Kay resigned on 14 May 2017 following a controversy about cultural appropriation in which he dismissed Indigenous concerns about the practice. Jessica Johnson was named executive editor, in addition to her existing role as creative director, on 7 September 2017.

Johnson resigned on 2 February 2023, saying, "five years is a long time in the life of a magazine editor, and I've had a really good run." Carmine Starnino, editor-at-large at The Walrus and a founding editor of Maisonneuve magazine, stepped up as interim editor-in-chief no later than 21 February.

In 2026 the magazine signed a first-look deal with Muse Entertainment, allowing the magazine's content to be considered for possible development into documentary film or television projects.

==Finances==
Though The Walrus was initially pledged $1 million annually by the Chawkers Foundation for its first five years, it was unable to access this money without first being recognized as a charitable organisation by the Canada Revenue Agency. The Alexander family was forced to support the magazine out of its own pocket until it finally received charitable status in 2005, creating the charitable nonprofit Walrus Foundation. In addition to publishing the magazine, the Foundation runs events across Canada, including talks and debates on public policy.
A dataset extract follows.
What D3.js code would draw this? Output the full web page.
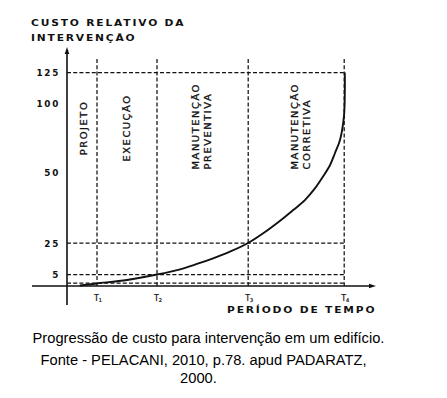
<!DOCTYPE html>
<html><head><meta charset="utf-8">
<script src="https://cdn.jsdelivr.net/npm/d3@7"></script>
<style>
html,body{margin:0;padding:0;background:#fff;}
svg{display:block;}
.wide{font-family:"DejaVu Sans",sans-serif;fill:#111;}
.cap{font-family:"Liberation Sans",Arial,sans-serif;fill:#000;font-size:14.7px;}
</style></head>
<body>
<script>
// ---------- data ----------
const yTitle = ["CUSTO RELATIVO DA", "INTERVENÇÃO"];
const xTitle = "PERÍODO DE TEMPO";
const yTicks = [5, 25, 50, 100, 125];
const yGridLevels = [1.2, 5, 25, 125];
const timeMarks = [1, 3, 6.04, 9.24];            // T1..T4
const timeLabels = ["1", "2", "3", "4"];
const phaseLabels = [["PROJETO"], ["EXECUÇÃO"], ["MANUTENÇÃO", "PREVENTIVA"], ["MANUTENÇÃO", "CORRETIVA"]];
const curveT =    [0.43, 1.0, 2.0, 3.0, 3.77, 4.33, 4.87, 5.43, 6.04, 6.54, 7.21, 7.54, 7.93, 8.27, 8.54, 8.77, 8.93, 9.1, 9.23, 9.26, 9.26];
const curveCost = [0.2,  1.1, 2.6, 5,   8.3,  11.7, 15.3, 19.5, 25,   28.4, 33.7, 36.6, 40.1, 44.3, 48.5, 55.1, 63.6, 73.2, 89.9, 108, 125];
const caption = ["Progressão de custo para intervenção em um edifício.",
                 "Fonte - PELACANI, 2010, p.78. apud PADARATZ,",
                 "2000."];

// ---------- layout ----------
const W = 447, H = 398;
const svg = d3.select("body").append("svg").attr("width", W).attr("height", H);

const x = d3.scaleLinear().domain([0, 10]).range([67, 367]);
// schematic (non-uniform) cost axis
const y = d3.scaleLinear().domain([0, 5, 25, 50, 100, 125]).range([286, 274.5, 243, 172, 103, 72.5]);

const ink = "#111";
const dash = "4,2.2";

function stretch(sel, f) {
  sel.each(function () {
    const L = this.getComputedTextLength();
    d3.select(this).attr("textLength", L * f).attr("lengthAdjust", "spacingAndGlyphs");
  });
}

// horizontal dashed guides
svg.append("g").selectAll("line").data(yGridLevels).join("line")
  .attr("x1", x(0)).attr("x2", x(timeMarks[3]))
  .attr("y1", d => y(d)).attr("y2", d => y(d))
  .attr("stroke", ink).attr("stroke-width", 1.25).attr("stroke-dasharray", dash);

// vertical dashed guides
svg.append("g").selectAll("line").data(timeMarks).join("line")
  .attr("x1", d => x(d)).attr("x2", d => x(d))
  .attr("y1", 59).attr("y2", y(0))
  .attr("stroke", ink).attr("stroke-width", 1.25).attr("stroke-dasharray", dash);

// axes lines
svg.append("line").attr("x1", x(0)).attr("x2", x(0)).attr("y1", 52).attr("y2", 305)
  .attr("stroke", ink).attr("stroke-width", 1.6);
svg.append("path").attr("d", `M${x(0)},47 L${x(0) - 2.3},54 L${x(0) + 2.3},54 Z`).attr("fill", ink);
svg.append("line").attr("x1", 32).attr("x2", 370).attr("y1", y(0)).attr("y2", y(0))
  .attr("stroke", ink).attr("stroke-width", 1.6);
svg.append("path").attr("d", `M376,${y(0)} L369,${y(0) - 2.3} L369,${y(0) + 2.3} Z`).attr("fill", ink);

// y tick labels via axis
const yAxis = svg.append("g").attr("transform", `translate(60,0)`)
  .call(d3.axisLeft(y).tickValues(yTicks).tickSize(0).tickPadding(0).tickFormat(d3.format("d")));
yAxis.select(".domain").remove();
yAxis.selectAll("text").attr("class", "wide").attr("font-size", 8.8).attr("font-weight", "bold")
  .attr("letter-spacing", "1.7px").attr("dy", "0.36em").attr("fill", "#111");

// x tick labels T1..T4
const xt = svg.append("g").selectAll("text").data(timeMarks).join("text")
  .attr("class", "wide").attr("x", d => x(d) + 1).attr("y", 300.5)
  .attr("text-anchor", "middle").attr("font-size", 8).attr("stroke", "#111").attr("stroke-width", 0.2);
xt.append("tspan").text("T");
xt.append("tspan").attr("font-size", 5).attr("dy", 1.5).text((d, i) => timeLabels[i]);

// curve
const pts = curveT.map((t, i) => [x(t), y(curveCost[i])]);
svg.append("path").attr("d", d3.line().curve(d3.curveCatmullRom.alpha(0.5))(pts))
  .attr("fill", "none").attr("stroke", ink).attr("stroke-width", 1.9);

// phase labels (rotated)
const bounds = [0].concat(timeMarks);
const nudge = [2, 0, -1, 4.5];
phaseLabels.forEach((lines, i) => {
  const mid = (x(bounds[i]) + x(bounds[i + 1])) / 2 + nudge[i];
  lines.forEach((txt, j) => {
    const xc = mid + (j - (lines.length - 1) / 2) * 12.5;
    const multi = lines.length > 1;
    const yc = multi ? 169.5 : 128;
    const t = svg.append("text").attr("class", "wide")
      .attr("transform", `translate(${xc},${yc}) rotate(-90)`)
      .attr("text-anchor", multi ? "start" : "middle")
      .attr("dy", "0.36em").attr("font-size", 9).attr("letter-spacing", "1.4px")
      .attr("stroke", "#111").attr("stroke-width", 0.3)
      .text(txt);
    stretch(t, 1.1);
  });
});

// axis titles
yTitle.forEach((s, i) => {
  const t = svg.append("text").attr("class", "wide").attr("x", 31).attr("y", 25.5 + i * 15.5)
    .attr("font-size", 9.4).attr("font-weight", "bold").attr("letter-spacing", "1.6px").text(s);
  stretch(t, 1.14);
});
const xtt = svg.append("text").attr("class", "wide").attr("x", 227).attr("y", 313)
  .attr("font-size", 9.4).attr("font-weight", "bold").attr("letter-spacing", "1.6px").text(xTitle);
stretch(xtt, 1.14);

// caption
svg.append("g").selectAll("text").data(caption).join("text").attr("class", "cap")
  .attr("x", (d, i) => [208.5, 203.5, 198.5][i]).attr("y", (d, i) => [343, 365, 383][i])
  .attr("text-anchor", "middle").text(d => d);
</script>
</body></html>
In the relatively small yet geographically large Canadian market, magazines producing long-form journalism have often struggled to stay afloat. Saturday Night, which The Walrus editor John Macfarlane formerly published, lost money continuously despite being a celebrated publication. But as Macfarlane reported in 2011, The Walruss charitable model, similar to that of Harper's, was thus far sustaining it: donations covered about half of the costs of producing the magazine in 2010, with the traditional revenue streams of circulation and advertising providing the rest. This is especially important for the magazine because its educational mandate requires that it keep a ratio of no less than 70 percent editorial content to 30 percent advertising.